In this scenario, there were a number of points and places where a properly empowered individual on the "front lines" of the system -- the CIA station chief or State Department official in Nigeria, an analyst tracking the individual, an alert ticket clerk in Amsterdam -- should have been able to make the decision right there to revoke his U.S. visa, to place him on a no-fly list (at least temporarily, while further investigating his background and associations), or simply to detain him for enhanced airport screening that may well have led to information sufficient to bar his boarding. More than any of the corrective actions currently ordered by President Obama, this simple measure would have an immediate positive effect. It would simultaneously empower individuals at all levels of the system by freeing them from the soul-deadening burden of seeking a decision through layers of bureaucratic staffing, and it would create the increased accountability sought by the president and others. "Above my pay grade" could no longer be used as a reason not to take action.

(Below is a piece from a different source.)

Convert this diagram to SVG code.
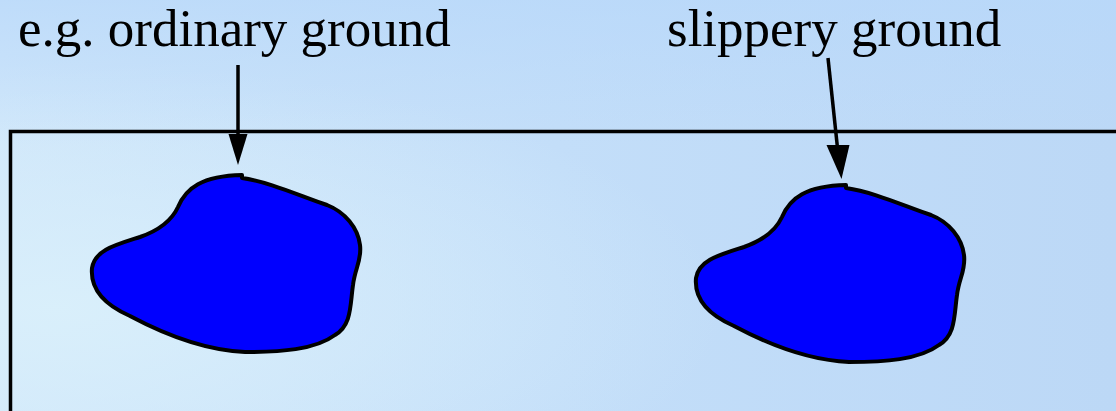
<svg xmlns="http://www.w3.org/2000/svg" width="1116" height="411" viewBox="0 0 1116 411">
<defs>
<linearGradient id="bg" x1="0" y1="0" x2="1" y2="0">
<stop offset="0" stop-color="#cfe6fa"/>
<stop offset="0.5" stop-color="#c3def9"/>
<stop offset="1" stop-color="#bcd8f6"/>
</linearGradient>
<radialGradient id="glow" cx="0.05" cy="0.75" r="0.6">
<stop offset="0" stop-color="#daf0fb" stop-opacity="0.9"/>
<stop offset="1" stop-color="#daf0fb" stop-opacity="0"/>
</radialGradient>
<linearGradient id="topband" x1="0" y1="0" x2="0" y2="1">
<stop offset="0" stop-color="#b8d8fa" stop-opacity="0.7"/>
<stop offset="0.35" stop-color="#b8d8fa" stop-opacity="0"/>
</linearGradient>
<path id="blob" d="M 242 178 C 270 182, 300 196, 327 205 C 345 212, 358 228, 360 245 C 362 260, 355 268, 353 285 C 350 305, 352 325, 335 335 C 315 350, 280 352, 245 352 C 200 350, 160 332, 130 316 C 105 305, 90 290, 92 268 C 95 250, 115 245, 140 237 C 160 230, 172 220, 178 207 C 186 188, 202 176, 242 175 Z"/>
</defs>
<style>
.lbl{font-family:"Liberation Serif","Times New Roman",serif;font-size:53px;fill:#000}
.blob{fill:#0000ff;stroke:#000;stroke-width:4;stroke-linejoin:round}
.conn{stroke:#000;stroke-width:3.5;fill:none}
</style>
<rect width="1116" height="411" fill="url(#bg)"/>
<rect width="1116" height="411" fill="url(#glow)"/>
<rect width="1116" height="411" fill="url(#topband)"/>
<g id="frame">
<path d="M 1120 131.5 L 10.5 131.5 L 10.5 415" fill="none" stroke="#000" stroke-width="3.5"/>
</g>
<g id="label-ordinary">
<text class="lbl" x="18" y="46">e.g. ordinary ground</text>
</g>
<g id="label-slippery">
<text class="lbl" x="667" y="46">slippery ground</text>
</g>
<g id="ground-ordinary">
<use href="#blob" class="blob"/>
</g>
<g id="ground-slippery">
<use href="#blob" class="blob" transform="translate(604,10)"/>
</g>
<g id="connectors">
<line class="conn" x1="238" y1="65" x2="238" y2="138"/>
<path d="M228.5,134 L247.5,134 L238,165 Z" fill="#000"/>
<line class="conn" x1="828" y1="58" x2="837.5" y2="148"/>
<path d="M826.5,145 L849.5,145 L841.5,179 Z" fill="#000"/>
</g>
</svg>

I do not intend to imply that changing the rules like this would be a problem-free solution. As Professor Jenkins warns, "Allocating decision rights in ways that maximize organizational performance is an extraordinarily difficult and controversial management task." No doubt some number of "false positive" decisions would result in people placed on a list or denied entry in error (in fact, this happens now), and the ACLU and similar groups would be vocal and litigious in their outrage. But given the stakes, and the huge inconvenience to the entire flying public created by the onerous security procedures already (or soon to be) in place, the potential gain of keeping an Abdulmutallab off of an aircraft outweighs the risk of additionally inconveniencing a relative few.